━━━━━ Supplied data
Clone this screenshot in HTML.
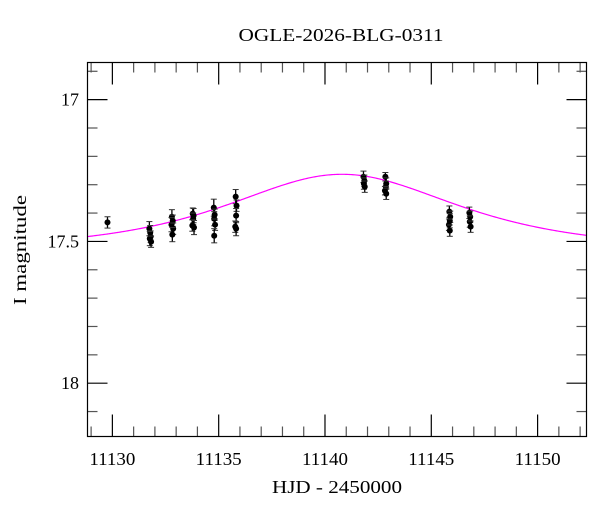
<!DOCTYPE html>
<html><head><meta charset="utf-8"><style>
body{margin:0;background:#fff;}
text{font-family:"Liberation Serif",serif;fill:#000;}
</style></head><body>
<svg id="chart" width="600" height="512" viewBox="0 0 600 512">
<text x="341" y="41" font-size="18" text-anchor="middle" textLength="205" lengthAdjust="spacingAndGlyphs">OGLE-2026-BLG-0311</text>
<text x="337" y="493" font-size="18" text-anchor="middle" textLength="130" lengthAdjust="spacingAndGlyphs">HJD - 2450000</text>
<text x="0" y="0" font-size="18" text-anchor="middle" textLength="110" lengthAdjust="spacingAndGlyphs" transform="translate(26,250) rotate(-90)">I magnitude</text>
<g id="ticks"></g>
<g id="curve"></g>
<g id="pts"></g>
<rect x="87.5" y="62.5" width="499" height="374" fill="none" stroke="#000" stroke-width="1.2"/>
</svg>
<script>
const days=[11129.77,11131.74,11131.78,11131.80,11131.76,11131.82,11132.80,11132.84,11132.78,11132.86,11132.82,11133.78,11133.82,11133.80,11133.76,11133.84,11134.77,11134.81,11134.79,11134.83,11134.79,11135.80,11135.84,11135.82,11135.78,11135.82,11141.81,11141.85,11141.83,11141.87,11142.84,11142.88,11142.86,11142.82,11142.88,11145.85,11145.89,11145.87,11145.83,11145.87,11146.79,11146.83,11146.81,11146.85];
const mags=[17.433,17.455,17.469,17.483,17.490,17.501,17.413,17.427,17.441,17.455,17.476,17.402,17.409,17.420,17.444,17.451,17.381,17.406,17.420,17.441,17.480,17.342,17.374,17.409,17.448,17.455,17.272,17.286,17.296,17.307,17.272,17.296,17.307,17.321,17.332,17.395,17.413,17.427,17.441,17.462,17.399,17.413,17.430,17.448];
const errs=[0.02,0.025,0.025,0.02,0.025,0.02,0.025,0.02,0.025,0.02,0.025,0.02,0.025,0.02,0.02,0.025,0.03,0.02,0.025,0.02,0.025,0.025,0.02,0.025,0.02,0.025,0.02,0.02,0.02,0.02,0.015,0.02,0.02,0.015,0.02,0.02,0.02,0.025,0.02,0.02,0.02,0.02,0.02,0.02];
const xTickLabels=[11130,11135,11140,11145,11150];
const yTickLabels=[17,17.5,18];
const model={t0:11140.8,tE:6.2,u0:1.1,base:17.53};
const X0=11128.83,X1=11152.3,PX0=87.5,PX1=586.5;
const Y0=16.869,Y1=18.188,PY0=62.5,PY1=436.5;
const sx=d=>PX0+(d-X0)/(X1-X0)*(PX1-PX0);
const sy=m=>PY0+(m-Y0)/(Y1-Y0)*(PY1-PY0);
const NS='http://www.w3.org/2000/svg';
function mk(tag,attrs,parent){const e=document.createElementNS(NS,tag);for(const k in attrs)e.setAttribute(k,attrs[k]);parent.appendChild(e);return e;}
const tg=document.getElementById('ticks');
for(let d=Math.ceil(X0);d<=X1;d++){
  const major=d%5===0,len=major?22:10,x=sx(d);
  let t=mk('line',{x1:x,x2:x,y1:PY1,y2:PY1-len,stroke:major?'#000':'#555','stroke-width':1.2},tg);
  
  
  t=mk('line',{x1:x,x2:x,y1:PY0,y2:PY0+len,stroke:major?'#000':'#555','stroke-width':1.2},tg);
  
  
}
xTickLabels.forEach(v=>{const t=mk('text',{x:sx(v),y:465,'font-size':18,'text-anchor':'middle',textLength:46,lengthAdjust:'spacingAndGlyphs'},tg);t.textContent=v;
  
  });
for(let i=Math.ceil(Y0*10);i<=Y1*10;i++){
  const m=i/10,major=i%5===0,len=major?20:10,y=sy(m);
  let t=mk('line',{x1:PX0,x2:PX0+len,y1:y,y2:y,stroke:major?'#000':'#555','stroke-width':1.2},tg);
  
  
  t=mk('line',{x1:PX1,x2:PX1-len,y1:y,y2:y,stroke:major?'#000':'#555','stroke-width':1.2},tg);
  
  
}
yTickLabels.forEach(v=>{const t=mk('text',{x:79,y:sy(v)+6,'font-size':18,'text-anchor':'end'},tg);t.textContent=v;
  
  });
let dstr='';
for(let i=0;i<=400;i++){const t=X0+(X1-X0)*i/400;const u2=model.u0*model.u0+Math.pow((t-model.t0)/model.tE,2);const u=Math.sqrt(u2);
  const A=(u2+2)/(u*Math.sqrt(u2+4));const m=model.base-2.5*Math.log10(A);dstr+=(i?'L':'M')+sx(t).toFixed(2)+','+sy(m).toFixed(2);}
const cp=mk('path',{d:dstr,fill:'none',stroke:'#ff00ff','stroke-width':1.2},document.getElementById('curve'));


const pg=document.getElementById('pts');
days.forEach((d,i)=>{const x=sx(d),y=sy(mags[i]),e=errs[i]*(PY1-PY0)/(Y1-Y0);
  const g=mk('g',{},pg);
  
  
  mk('line',{x1:x,x2:x,y1:y-e,y2:y+e,stroke:'#000','stroke-width':1.3},g);
  mk('line',{x1:x-3,x2:x+3,y1:y-e,y2:y-e,stroke:'#333','stroke-width':1},g);
  mk('line',{x1:x-3,x2:x+3,y1:y+e,y2:y+e,stroke:'#333','stroke-width':1},g);
  mk('circle',{cx:x,cy:y,r:3,fill:'#000'},g);
});
</script>
</body></html>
━━━━━━━━━━
- [Exercise aim] Transcribe the listing in full. Omit the pictures and keep every line exact.

- [In response]
Clone this screenshot in HTML.
<!DOCTYPE html>
<html><head><meta charset="utf-8"><style>
body{margin:0;background:#fff;}
text{font-family:"Liberation Serif",serif;fill:#000;}
</style></head><body>
<svg id="chart" width="600" height="512" viewBox="0 0 600 512">
<text x="341" y="41" font-size="18" text-anchor="middle" textLength="205" lengthAdjust="spacingAndGlyphs">OGLE-2026-BLG-0311</text>
<text x="337" y="493" font-size="18" text-anchor="middle" textLength="130" lengthAdjust="spacingAndGlyphs">HJD - 2450000</text>
<text x="0" y="0" font-size="18" text-anchor="middle" textLength="110" lengthAdjust="spacingAndGlyphs" transform="translate(26,250) rotate(-90)">I magnitude</text>
<g id="ticks"></g>
<g id="curve"></g>
<g id="pts"></g>
<rect x="87.5" y="62.5" width="499" height="374" fill="none" stroke="#000" stroke-width="1.2"/>
</svg>
<script>
const days=[11129.77,11131.74,11131.78,11131.80,11131.76,11131.82,11132.80,11132.84,11132.78,11132.86,11132.82,11133.78,11133.82,11133.80,11133.76,11133.84,11134.77,11134.81,11134.79,11134.83,11134.79,11135.80,11135.84,11135.82,11135.78,11135.82,11141.81,11141.85,11141.83,11141.87,11142.84,11142.88,11142.86,11142.82,11142.88,11145.85,11145.89,11145.87,11145.83,11145.87,11146.79,11146.83,11146.81,11146.85];
const mags=[17.433,17.455,17.469,17.483,17.490,17.501,17.413,17.427,17.441,17.455,17.476,17.402,17.409,17.420,17.444,17.451,17.381,17.406,17.420,17.441,17.480,17.342,17.374,17.409,17.448,17.455,17.272,17.286,17.296,17.307,17.272,17.296,17.307,17.321,17.332,17.395,17.413,17.427,17.441,17.462,17.399,17.413,17.430,17.448];
const errs=[0.02,0.025,0.025,0.02,0.025,0.02,0.025,0.02,0.025,0.02,0.025,0.02,0.025,0.02,0.02,0.025,0.03,0.02,0.025,0.02,0.025,0.025,0.02,0.025,0.02,0.025,0.02,0.02,0.02,0.02,0.015,0.02,0.02,0.015,0.02,0.02,0.02,0.025,0.02,0.02,0.02,0.02,0.02,0.02];
const xTickLabels=[11130,11135,11140,11145,11150];
const yTickLabels=[17,17.5,18];
const model={t0:11140.8,tE:6.2,u0:1.1,base:17.53};
const X0=11128.83,X1=11152.3,PX0=87.5,PX1=586.5;
const Y0=16.869,Y1=18.188,PY0=62.5,PY1=436.5;
const sx=d=>PX0+(d-X0)/(X1-X0)*(PX1-PX0);
const sy=m=>PY0+(m-Y0)/(Y1-Y0)*(PY1-PY0);
const NS='http://www.w3.org/2000/svg';
function mk(tag,attrs,parent){const e=document.createElementNS(NS,tag);for(const k in attrs)e.setAttribute(k,attrs[k]);parent.appendChild(e);return e;}
const tg=document.getElementById('ticks');
for(let d=Math.ceil(X0);d<=X1;d++){
  const major=d%5===0,len=major?22:10,x=sx(d);
  let t=mk('line',{x1:x,x2:x,y1:PY1,y2:PY1-len,stroke:major?'#000':'#555','stroke-width':1.2},tg);
  
  
  t=mk('line',{x1:x,x2:x,y1:PY0,y2:PY0+len,stroke:major?'#000':'#555','stroke-width':1.2},tg);
  
  
}
xTickLabels.forEach(v=>{const t=mk('text',{x:sx(v),y:465,'font-size':18,'text-anchor':'middle',textLength:46,lengthAdjust:'spacingAndGlyphs'},tg);t.textContent=v;
  
  });
for(let i=Math.ceil(Y0*10);i<=Y1*10;i++){
  const m=i/10,major=i%5===0,len=major?20:10,y=sy(m);
  let t=mk('line',{x1:PX0,x2:PX0+len,y1:y,y2:y,stroke:major?'#000':'#555','stroke-width':1.2},tg);
  
  
  t=mk('line',{x1:PX1,x2:PX1-len,y1:y,y2:y,stroke:major?'#000':'#555','stroke-width':1.2},tg);
  
  
}
yTickLabels.forEach(v=>{const t=mk('text',{x:79,y:sy(v)+6,'font-size':18,'text-anchor':'end'},tg);t.textContent=v;
  
  });
let dstr='';
for(let i=0;i<=400;i++){const t=X0+(X1-X0)*i/400;const u2=model.u0*model.u0+Math.pow((t-model.t0)/model.tE,2);const u=Math.sqrt(u2);
  const A=(u2+2)/(u*Math.sqrt(u2+4));const m=model.base-2.5*Math.log10(A);dstr+=(i?'L':'M')+sx(t).toFixed(2)+','+sy(m).toFixed(2);}
const cp=mk('path',{d:dstr,fill:'none',stroke:'#ff00ff','stroke-width':1.2},document.getElementById('curve'));


const pg=document.getElementById('pts');
days.forEach((d,i)=>{const x=sx(d),y=sy(mags[i]),e=errs[i]*(PY1-PY0)/(Y1-Y0);
  const g=mk('g',{},pg);
  
  
  mk('line',{x1:x,x2:x,y1:y-e,y2:y+e,stroke:'#000','stroke-width':1.3},g);
  mk('line',{x1:x-3,x2:x+3,y1:y-e,y2:y-e,stroke:'#333','stroke-width':1},g);
  mk('line',{x1:x-3,x2:x+3,y1:y+e,y2:y+e,stroke:'#333','stroke-width':1},g);
  mk('circle',{cx:x,cy:y,r:3,fill:'#000'},g);
});
</script>
</body></html>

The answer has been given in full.